Please don’t let it be your penis, she thought. He stood up and asked her to follow him down a short hallway. They stopped at a door that was usually locked. Paul opened the door and they entered a long rectangular room with a wall of windows on one side facing a wall of drawings and paintings on the other. The paint-stained herringbone parquet floors led up to a raised wooden platform between two beat-up, red leather chairs.
“This is my studio,” he said. He walked over to a drafting table near the windows and began rummaging through some papers. “I spend most of my time here.”
The place needed to be power-washed, but she was no longer here as a cleaning lady. She was . . . what, a fellow artist? Unlikely. He wanted something from her.
Praise? Reassurance? A hand job?
The wall of drawings featured a muscular, beautiful woman with long black hair and a big, juicy ass.
She would try praise first.
“You’ve really captured this woman’s behind,” she said. “Her butt is very capably and carefully rendered—”
“That’s Nadine,” Paul interrupted, standing next to her now. “She’s supposed to be here.” He looked at his watch. “Unfortunately, she’s what you call a closet alcoholic.”
“Right,” Mona said knowingly.
“You are a closet alcoholic, as well?” he asked.
“Living room,” she said.
He blinked.
“I’m a living room alcoholic,” she explained. “I only drink in my own living room.”
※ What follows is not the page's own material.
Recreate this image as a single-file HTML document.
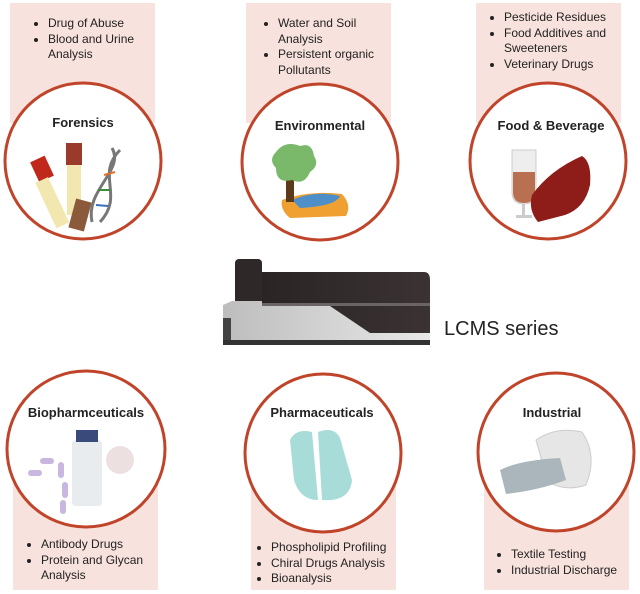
<!DOCTYPE html>
<html><head><style>
html,body{margin:0;padding:0;background:#fff;}
body{width:640px;height:594px;position:relative;overflow:hidden;font-family:"Liberation Sans",sans-serif;}
</style></head><body>
<svg width="640" height="594" viewBox="0 0 640 594" xmlns="http://www.w3.org/2000/svg" style="position:absolute;left:0;top:0">
<defs>
<linearGradient id="dk" x1="0" x2="1"><stop offset="0" stop-color="#2a2424"/><stop offset="1" stop-color="#3b3333"/></linearGradient>
<linearGradient id="gr" x1="0" x2="1"><stop offset="0" stop-color="#bdbdbd"/><stop offset="1" stop-color="#e8e8e8"/></linearGradient>
</defs>
<g fill="#f8e2dd">
<rect x="10" y="3" width="145" height="120"/>
<rect x="246" y="3" width="145" height="120"/>
<rect x="476" y="3" width="145" height="120"/>
<rect x="13" y="470" width="145" height="120"/>
<rect x="251" y="470" width="145" height="120"/>
<rect x="484" y="470" width="145" height="120"/>
</g>
<g fill="#fff" stroke="#c0442a" stroke-width="3">
<ellipse cx="83" cy="161" rx="78" ry="78"/>
<ellipse cx="320" cy="162" rx="78" ry="78"/>
<ellipse cx="548" cy="161" rx="78" ry="78"/>
<ellipse cx="86" cy="449" rx="79" ry="78"/>
<ellipse cx="323" cy="453" rx="78" ry="79"/>
<ellipse cx="556" cy="452" rx="78" ry="79"/>
</g>
<!-- forensics icon -->
<g>
<rect x="34" y="158" width="16" height="22" fill="#c0281c" transform="rotate(-25 42 169)"/>
<rect x="44" y="178" width="14" height="50" fill="#f3e7b0" transform="rotate(-25 51 200)"/>
<rect x="66" y="143" width="16" height="22" fill="#9a3a2a"/>
<rect x="67" y="165" width="14" height="50" fill="#f3e7b0"/>
<rect x="72" y="200" width="16" height="30" fill="#8a5a3a" transform="rotate(15 80 215)"/>
<path d="M112 148 C125 170 85 190 92 222 M120 150 C95 175 125 195 100 222" stroke="#777" stroke-width="3" fill="none"/>
<g stroke-width="2"><line x1="104" y1="175" x2="115" y2="172" stroke="#e07030"/><line x1="98" y1="190" x2="110" y2="190" stroke="#3b8c3b"/><line x1="96" y1="205" x2="108" y2="206" stroke="#3a6ec0"/></g>
</g>
<!-- environmental icon -->
<path d="M282 200 Q310 190 342 194 Q352 205 346 216 L290 218 Q280 210 282 200 Z" fill="#f0a030"/>
<path d="M292 200 Q315 190 340 196 Q336 206 300 208 Z" fill="#4f8fc8"/>
<rect x="286" y="172" width="8" height="30" fill="#5a3a1a"/>
<path d="M276 152 Q285 140 300 146 Q312 142 314 156 Q320 165 310 172 Q304 186 292 180 Q276 184 276 168 Q268 160 276 152 Z" fill="#7ab86a"/>
<!-- food -->
<path d="M512 150 L536 150 L536 192 Q536 204 524 204 Q512 204 512 192 Z" fill="#eee" stroke="#ccc"/>
<path d="M513 172 L535 172 L535 192 Q535 203 524 203 Q513 203 513 192 Z" fill="#b87050"/>
<rect x="522" y="204" width="3" height="12" fill="#ccc"/><rect x="516" y="215" width="16" height="3" fill="#ccc"/>
<path d="M532 195 Q550 170 582 156 Q592 162 590 185 Q585 208 565 215 L538 222 Q528 210 532 195 Z" fill="#8e1c18"/>
<!-- bio icon -->
<rect x="72" y="440" width="30" height="66" rx="4" fill="#e8ecef"/>
<rect x="76" y="430" width="22" height="12" fill="#3a4a7a"/>
<g fill="#c8b8e0"><rect x="58" y="462" width="6" height="16" rx="3"/><rect x="62" y="482" width="6" height="16" rx="3"/><rect x="40" y="458" width="14" height="6" rx="3"/><rect x="28" y="470" width="14" height="6" rx="3"/><rect x="60" y="500" width="6" height="14" rx="3"/></g>
<circle cx="120" cy="460" r="14" fill="#e8d8d8" opacity=".8"/>
<!-- pharma -->
<path d="M290 440 Q296 428 312 432 L318 500 Q300 500 294 480 Z" fill="#a8dcd8"/>
<path d="M318 432 Q334 426 340 438 L352 480 Q350 502 322 500 Z" fill="#a8dcd8"/>
<!-- industrial -->
<path d="M536 440 Q556 426 582 432 Q598 455 586 485 Q566 492 548 482 Z" fill="#e6e6e6" stroke="#ccc"/>
<path d="M500 470 Q520 460 560 458 L566 480 Q540 490 506 494 Z" fill="#aab6bb"/>
<!-- device -->
<path d="M262 272 L424 272 Q430 272 430 280 L430 335 L262 335 Z" fill="url(#dk)"/>
<rect x="235" y="259" width="27" height="46" rx="4" fill="#2e2828"/>
<path d="M223 305 L232 301 L262 301 L262 306 L330 306 L370 333 L430 333 L430 340 L223 345 Z" fill="url(#gr)"/>
<rect x="223" y="318" width="8" height="27" fill="#444"/>
<rect x="223" y="340" width="207" height="5" fill="#333"/>
<rect x="262" y="303" width="168" height="3" fill="#6a6464"/>
</svg>
<div style="position:absolute;left:444px;top:318px;font-size:20px;color:#222">LCMS series</div>
<style>
.t{position:absolute;font-weight:bold;font-size:13px;color:#222;text-align:center;width:160px}
ul{position:absolute;margin:0;padding-left:14px;font-size:12px;line-height:15.5px;color:#222}
</style>
<div class="t" style="left:3px;top:115px">Forensics</div>
<div class="t" style="left:240px;top:118px">Environmental</div>
<div class="t" style="left:471px;top:118px">Food &amp; Beverage</div>
<div class="t" style="left:6px;top:405px">Biopharmceuticals</div>
<div class="t" style="left:242px;top:405px">Pharmaceuticals</div>
<div class="t" style="left:472px;top:405px">Industrial</div>
<ul style="left:34px;top:16px;width:120px"><li>Drug of Abuse</li><li>Blood and Urine Analysis</li></ul>
<ul style="left:264px;top:16px;width:125px"><li>Water and Soil Analysis</li><li>Persistent organic Pollutants</li></ul>
<ul style="left:490px;top:10px;width:135px"><li>Pesticide Residues</li><li>Food Additives and Sweeteners</li><li>Veterinary Drugs</li></ul>
<ul style="left:27px;top:537px;width:125px"><li>Antibody Drugs</li><li>Protein and Glycan Analysis</li></ul>
<ul style="left:257px;top:540px;width:140px"><li>Phospholipid Profiling</li><li>Chiral Drugs Analysis</li><li>Bioanalysis</li></ul>
<ul style="left:497px;top:547px;width:140px"><li>Textile Testing</li><li>Industrial Discharge</li></ul>
</body></html>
He frowned and tugged on his beard.
“You shouldn’t be cleaning houses,” he said.
Where was this going?
“Am I being fired?” she asked.
“No, no,” he said, and shook his head.
She waited for him to continue, but he said nothing. He smiled and looked at his watch again. “I should get back to work,” he said. “Carry on with what you were doing.” He waved his hand. “In the living room.”